When my mother died I wanted something that had belonged to her, but not just a memento. I wanted something I could use, so I asked my siblings if I could have her missal, the prayer book she took with her to early mass each morning. No one objected, and I collected my legacy from the top of her dresser in the upstairs bedroom.

When I got back to New York after the funeral, I looked through the old and tattered book. In it Mother had inserted special prayers on holy cards, prayers for peace, for missionaries, for friends, for my father, who had died 11 years before—a catalog of concerns that she carried with her every day to church, expressions of the faith and hope and love that seemed as much a part of her as the color of her fine brown eyes.

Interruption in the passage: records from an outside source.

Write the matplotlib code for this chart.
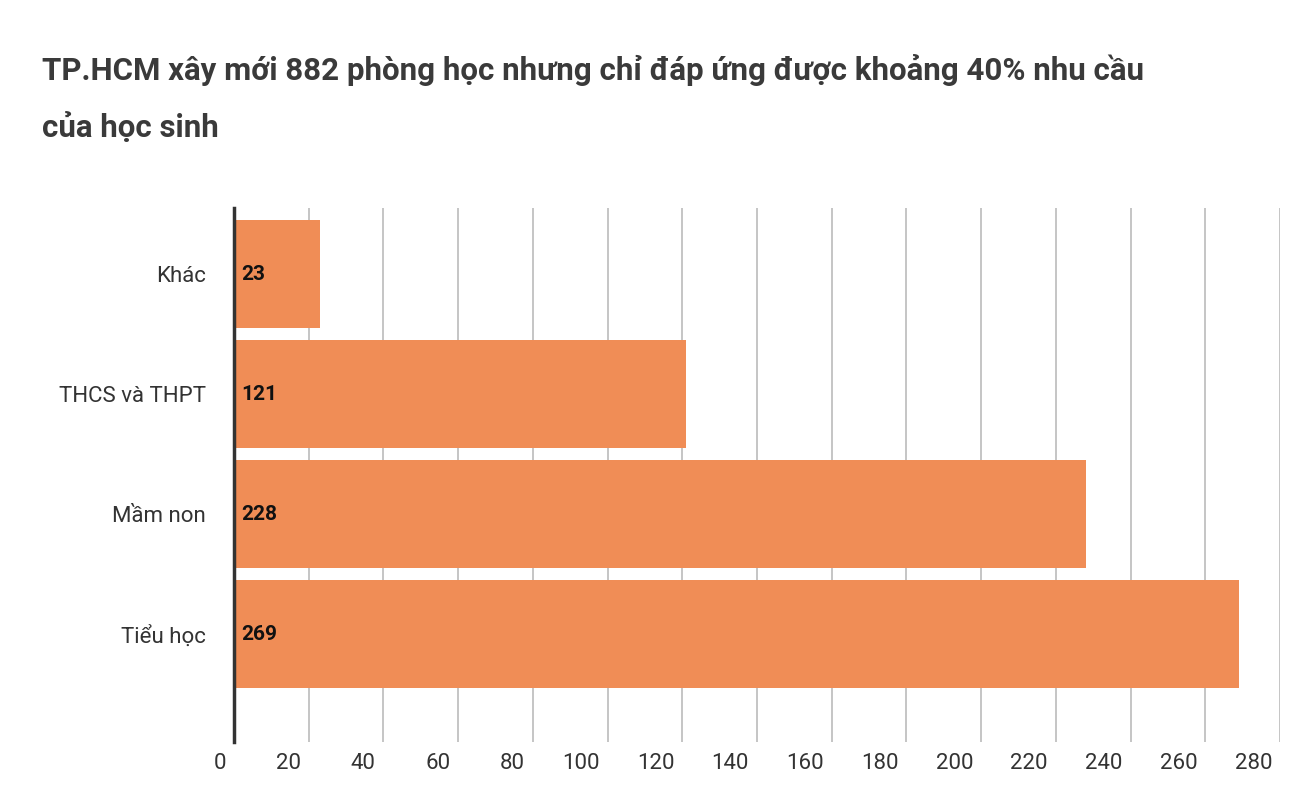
import matplotlib
matplotlib.use("Agg")
import matplotlib.pyplot as plt
import matplotlib.transforms as mtransforms

plt.rcParams['font.family'] = ['Roboto', 'DejaVu Sans']

categories = ["Tiểu học", "Mầm non", "THCS và THPT", "Khác"]
values = [269, 228, 121, 23]
ticks = list(range(0, 281, 20))

fig = plt.figure(figsize=(13.12, 7.88), dpi=100)
ax = fig.add_axes([234 / 1312, 1 - 742 / 788, (1280 - 234) / 1312, (742 - 208) / 788])

ys = list(range(len(categories)))
ax.barh(ys, values, height=0.9, color="#F08D56", zorder=3)
for y, v in zip(ys, values):
    ax.text(2, y, str(v), va="center", ha="left", fontsize=15,
            fontweight="bold", color="#111111", zorder=4)

ax.set_xlim(0, 280)
ax.set_ylim(-0.9, 3.55)
ax.set_yticks(ys)
ax.set_yticklabels(categories, fontsize=16, color="#333333")
ax.tick_params(axis="y", length=0, pad=20)

ax.set_xticks(ticks)
ax.set_xticklabels([str(t) for t in ticks], fontsize=16, color="#333333", ha="right")
ax.tick_params(axis="x", length=0, pad=8)
offset = mtransforms.ScaledTranslation(-8 / 100, 0, fig.dpi_scale_trans)
for lbl in ax.get_xticklabels():
    lbl.set_transform(lbl.get_transform() + offset)

ax.grid(axis="x", color="#BBBBBB", linewidth=1.2, zorder=0)
for s in ["top", "right", "bottom"]:
    ax.spines[s].set_visible(False)
ax.spines["left"].set_color("#333333")
ax.spines["left"].set_linewidth(2.5)
ax.spines["left"].set_zorder(5)

fig.text(42 / 1312, 1 - 70 / 788, "TP.HCM xây mới 882 phòng học nhưng chỉ đáp ứng được khoảng 40% nhu cầu",
         fontsize=22.5, fontweight="bold", color="#3a3a3a", va="center")
fig.text(42 / 1312, 1 - 127 / 788, "của học sinh",
         fontsize=22.5, fontweight="bold", color="#3a3a3a", va="center")

fig.savefig("out.png", dpi=100, facecolor="white")
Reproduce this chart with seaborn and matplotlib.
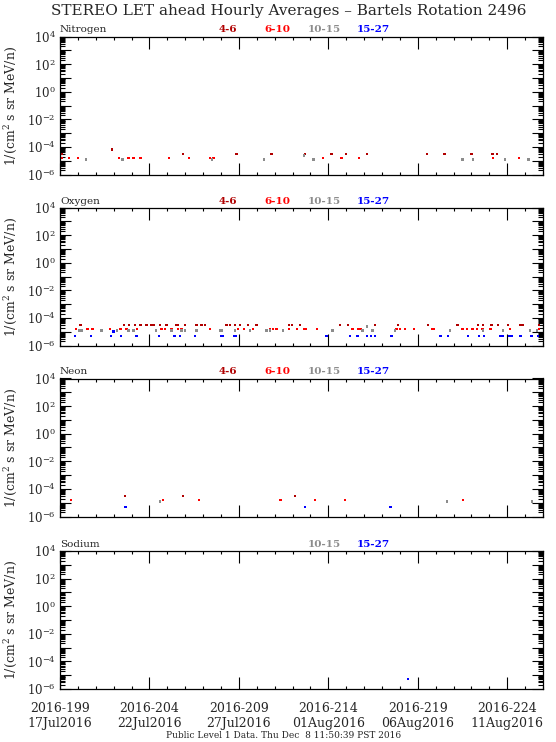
import datetime as dt
import numpy as np
import pandas as pd
import matplotlib
matplotlib.use("Agg")
import matplotlib.pyplot as plt
import seaborn as sns
from matplotlib.ticker import FixedLocator, FuncFormatter, NullFormatter

# ---------------- data (day of year 2016, flux 1/(cm^2 s sr MeV/n)) ----------------
CHANNELS = ["4-6", "6-10", "10-15", "15-27"]
CH_COLORS = ["#b00000", "#ff0000", "#8c8c8c", "#0000ff"]
ELEMENTS = ["Nitrogen", "Oxygen", "Neon", "Sodium"]

N_46_DAY = [199.10, 201.90, 205.87, 208.87, 210.83, 212.70, 214.18, 215.00, 216.17,
            219.50, 220.50, 222.00, 223.17, 223.43]
N_46_VAL = [3.0e-5, 6.5e-5, 3.0e-5, 3.0e-5, 3.0e-5, 3.0e-5, 3.0e-5, 3.0e-5, 3.0e-5,
            3.0e-5, 3.0e-5, 3.0e-5, 3.0e-5, 3.0e-5]
N_610_DAY = [199.10, 199.50, 199.99, 202.30, 202.84, 203.10, 203.50, 205.10, 206.20,
             207.40, 207.57, 213.70, 214.74, 215.70, 223.20, 224.66]
N_610_VAL = [1.6e-5, 1.6e-5, 1.6e-5, 1.6e-5, 1.6e-5, 1.6e-5, 1.6e-5, 1.6e-5, 1.6e-5,
             1.6e-5, 1.6e-5, 1.6e-5, 1.6e-5, 1.6e-5, 1.6e-5, 1.6e-5]
N_1015_DAY = [200.45, 202.50, 207.50, 210.40, 212.63, 213.17, 221.50, 222.10, 223.88, 225.20]
N_1015_VAL = [1.2e-5, 1.2e-5, 1.2e-5, 1.2e-5, 2.4e-5, 1.2e-5, 1.2e-5, 1.2e-5, 1.2e-5, 1.2e-5]
N_1527_DAY = []
N_1527_VAL = []

O_46_DAY = [200.15, 202.58, 202.87, 203.19, 203.50, 203.84, 204.12, 204.25, 204.59, 204.96,
            205.48, 205.60, 205.98, 206.63, 206.91, 207.10, 208.31, 208.50, 208.78, 209.06,
            209.52, 209.99, 211.80, 211.97, 212.40, 214.64, 215.11, 216.60, 217.90, 219.58,
            221.22, 222.37, 222.65, 223.12, 223.49, 224.05, 224.70, 224.85, 225.78]
O_46_VAL = [3.0e-5, 3.0e-5, 3.0e-5, 3.0e-5, 3.0e-5, 3.0e-5, 3.0e-5, 3.0e-5, 3.0e-5, 3.0e-5,
            3.0e-5, 3.0e-5, 3.0e-5, 3.0e-5, 3.0e-5, 3.0e-5, 3.0e-5, 3.0e-5, 3.0e-5, 3.0e-5,
            3.0e-5, 3.0e-5, 3.0e-5, 3.0e-5, 3.0e-5, 3.0e-5, 3.0e-5, 3.0e-5, 3.0e-5, 3.0e-5,
            3.0e-5, 3.0e-5, 3.0e-5, 3.0e-5, 3.0e-5, 3.0e-5, 3.0e-5, 3.0e-5, 3.0e-5]
O_610_DAY = [199.88, 200.53, 200.81, 201.79, 202.39, 202.72, 203.32, 204.68, 204.87, 205.24,
             205.60, 205.80, 207.38, 208.96, 209.30, 209.80, 210.73, 210.92, 211.10, 211.81,
             212.26, 212.63, 212.74, 213.38, 215.35, 215.67, 215.80, 217.81, 218.00, 218.27,
             218.80, 219.82, 219.89, 221.50, 221.76, 222.06, 222.32, 222.61, 223.06, 224.14,
             225.78]
O_610_VAL = [1.6e-5, 1.6e-5, 1.6e-5, 1.6e-5, 1.6e-5, 1.6e-5, 1.6e-5, 1.6e-5, 1.6e-5, 1.6e-5,
             1.6e-5, 1.6e-5, 1.6e-5, 1.6e-5, 1.6e-5, 1.6e-5, 1.6e-5, 1.6e-5, 1.6e-5, 1.6e-5,
             1.6e-5, 1.6e-5, 1.6e-5, 1.6e-5, 1.6e-5, 1.6e-5, 1.6e-5, 1.6e-5, 1.6e-5, 1.6e-5,
             1.6e-5, 1.6e-5, 1.6e-5, 1.6e-5, 1.6e-5, 1.6e-5, 1.6e-5, 1.6e-5, 1.6e-5, 1.6e-5,
             1.6e-5]
O_1015_DAY = [200.06, 200.21, 201.33, 202.17, 202.82, 203.10, 204.36, 205.24, 205.80, 205.98,
              206.63, 207.94, 208.03, 208.78, 209.61, 210.55, 210.73, 211.48, 214.23, 215.91,
              216.17, 216.47, 217.72, 220.79, 222.65, 223.77, 225.26, 225.67]
O_1015_VAL = [1.2e-5, 1.2e-5, 1.2e-5, 1.2e-5, 1.2e-5, 1.2e-5, 1.2e-5, 1.2e-5, 1.2e-5, 1.2e-5,
              1.2e-5, 1.2e-5, 1.2e-5, 1.2e-5, 1.2e-5, 1.2e-5, 1.2e-5, 1.2e-5, 1.2e-5, 1.2e-5,
              2.4e-5, 1.2e-5, 1.2e-5, 1.2e-5, 1.2e-5, 1.2e-5, 1.2e-5, 1.2e-5]
O_1527_DAY = [199.84, 200.73, 201.85, 201.98, 202.41, 203.28, 204.55, 205.40, 205.70, 206.54,
              207.99, 208.09, 208.74, 208.83, 213.86, 213.94, 215.20, 215.63, 216.17, 216.38,
              216.60, 217.53, 220.27, 220.70, 221.81, 222.43, 222.69, 223.58, 223.73, 224.10,
              224.23, 224.75, 225.35, 225.72]
O_1527_VAL = [5.0e-6, 5.0e-6, 5.0e-6, 1.0e-5, 5.0e-6, 5.0e-6, 5.0e-6, 5.0e-6, 5.0e-6, 5.0e-6,
              5.0e-6, 5.0e-6, 5.0e-6, 5.0e-6, 5.0e-6, 5.0e-6, 5.0e-6, 5.0e-6, 5.0e-6, 5.0e-6,
              5.0e-6, 5.0e-6, 5.0e-6, 5.0e-6, 5.0e-6, 5.0e-6, 5.0e-6, 5.0e-6, 5.0e-6, 5.0e-6,
              5.0e-6, 5.0e-6, 5.0e-6, 5.0e-6]

NE_46_DAY = [202.63, 205.89, 212.13]
NE_46_VAL = [3.0e-5, 3.0e-5, 3.0e-5]
NE_610_DAY = [199.60, 204.77, 206.77, 211.33, 213.25, 214.92, 221.53]
NE_610_VAL = [1.6e-5, 1.6e-5, 1.6e-5, 1.6e-5, 1.6e-5, 1.6e-5, 1.6e-5]
NE_1015_DAY = [204.59, 220.64, 225.40]
NE_1015_VAL = [1.2e-5, 1.2e-5, 1.2e-5]
NE_1527_DAY = [202.67, 212.69, 217.47]
NE_1527_VAL = [5.0e-6, 5.0e-6, 5.0e-6]

NA_1527_DAY = [218.46]
NA_1527_VAL = [5.0e-6]

MAJOR_DAYS = [199, 204, 209, 214, 219, 224]
DAY_MIN, DAY_MAX = 199, 226

PANEL_DATA = {
    "Nitrogen": [(N_46_DAY, N_46_VAL), (N_610_DAY, N_610_VAL), (N_1015_DAY, N_1015_VAL), (N_1527_DAY, N_1527_VAL)],
    "Oxygen": [(O_46_DAY, O_46_VAL), (O_610_DAY, O_610_VAL), (O_1015_DAY, O_1015_VAL), (O_1527_DAY, O_1527_VAL)],
    "Neon": [(NE_46_DAY, NE_46_VAL), (NE_610_DAY, NE_610_VAL), (NE_1015_DAY, NE_1015_VAL), (NE_1527_DAY, NE_1527_VAL)],
    "Sodium": [([], []), ([], []), ([], []), (NA_1527_DAY, NA_1527_VAL)],
}
LEGEND_SHOWN = {
    "Nitrogen": CHANNELS, "Oxygen": CHANNELS, "Neon": CHANNELS, "Sodium": ["10-15", "15-27"],
}

# ---------------- style ----------------
sns.set_theme(style="ticks")
plt.rcParams["font.family"] = ["DejaVu Serif"]
plt.rcParams["mathtext.fontset"] = "dejavuserif"
plt.rcParams["axes.edgecolor"] = "black"
plt.rcParams["axes.linewidth"] = 0.9

W, H = 556, 742
fig = plt.figure(figsize=(W / 100, H / 100), dpi=100)
fig.patch.set_facecolor("white")

left_px, right_px = 60, 543
tops_px = [36.5, 207.5, 378.5, 551.0]
height_px = 138.0
palette = dict(zip(CHANNELS, CH_COLORS))
legend_x_px = {"4-6": 228, "6-10": 277, "10-15": 324, "15-27": 373}


def exp_fmt(v, pos):
    e = int(round(np.log10(v)))
    if e % 2 != 0:
        return ""
    return r"$10^{%d}$" % e


def day_label(d):
    date = dt.date(2016, 1, 1) + dt.timedelta(days=d - 1)
    return "2016-%03d\n%s" % (d, date.strftime("%d%b%Y"))


for i, elem in enumerate(ELEMENTS):
    top = tops_px[i]
    ax = fig.add_axes([left_px / W, 1 - (top + height_px) / H,
                       (right_px - left_px) / W, height_px / H])
    frames = []
    for ch, (days, vals) in zip(CHANNELS, PANEL_DATA[elem]):
        frames.append(pd.DataFrame({"day": days, "flux": vals, "channel": ch}))
    df = pd.concat(frames, ignore_index=True)
    df = df[df["day"].notna()]
    if len(df):
        sns.scatterplot(data=df, x="day", y="flux", hue="channel", hue_order=CHANNELS,
                        palette=palette, marker="s", s=3, linewidth=0, legend=False, ax=ax)
    ax.set_yscale("log")
    ax.set_ylim(1e-6, 1e4)
    ax.set_xlim(DAY_MIN, DAY_MAX)
    ax.set_xlabel("")
    ax.set_ylabel("")

    ax.yaxis.set_major_locator(FixedLocator([10.0 ** e for e in range(-6, 5)]))
    ax.yaxis.set_major_formatter(FuncFormatter(exp_fmt))
    ax.yaxis.set_minor_locator(FixedLocator([m * 10.0 ** e for e in range(-6, 4) for m in range(2, 10)]))
    ax.yaxis.set_minor_formatter(NullFormatter())

    ax.xaxis.set_major_locator(FixedLocator(MAJOR_DAYS))
    ax.xaxis.set_minor_locator(FixedLocator(list(range(DAY_MIN, DAY_MAX + 1))))
    if i == len(ELEMENTS) - 1:
        ax.set_xticklabels([day_label(d) for d in MAJOR_DAYS])
    else:
        ax.set_xticklabels([])

    ax.tick_params(axis="both", which="both", direction="in", top=True, right=True,
                   color="black", width=0.8)
    ax.tick_params(axis="y", which="major", length=8, labelsize=8.5, pad=3)
    ax.tick_params(axis="y", which="minor", length=3.5)
    ax.tick_params(axis="x", which="major", length=8.5, labelsize=9, pad=9)
    ax.tick_params(axis="x", which="minor", length=2.5)
    for s in ax.spines.values():
        s.set_visible(True)
        s.set_color("black")

    # element name and channel legend
    fig.text(left_px / W, 1 - (top - 2) / H, elem, ha="left", va="bottom", fontsize=7.5)
    for ch in LEGEND_SHOWN[elem]:
        fig.text(legend_x_px[ch] / W, 1 - (top - 2) / H, ch, ha="center", va="bottom",
                 fontsize=7.5, color=palette[ch], fontweight="bold")
    fig.text(11 / W, 1 - (top + height_px / 2) / H, "1/(cm$^2$ s sr MeV/n)",
             rotation=90, ha="center", va="center", fontsize=9)

fig.text(0.52, 1 - 11 / H, "STEREO LET ahead Hourly Averages \u2013 Bartels Rotation 2496",
         ha="center", va="center", fontsize=11)
fig.text(0.51, 1 - 736 / H, "Public Level 1 Data. Thu Dec  8 11:50:39 PST 2016",
         ha="center", va="center", fontsize=6.5)

fig.savefig("out.png", dpi=100, facecolor="white")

From that old missal I learned something I had never known about my mother. I’d always thought her virtues were something she’d been born with, a genetic endowment, so effortless, so pervasive had they been. I can’t say I envied her easy goodness; I just took it for granted the way I took for granted the bread she baked and the clothes she sewed. Then, leafing through the missal, I came to a page that was about one-third gone.

This was obviously the page she came to most often. The edge was yellow and brown where her touch over the years had worn the paper to dust, obscured words and ended sentences in mid-phrase. I looked at the top of the page. It said “Prayer for Perseverance.” This, then, was the secret behind her “obvious” goodness; this was the most needed virtue of all, the one that reinforced and nourished all the rest.

I had to smile. The prayer, the words, the page had been worn away by nothing more, nothing less, than perseverance itself. Her prayer, apparently, had been answered.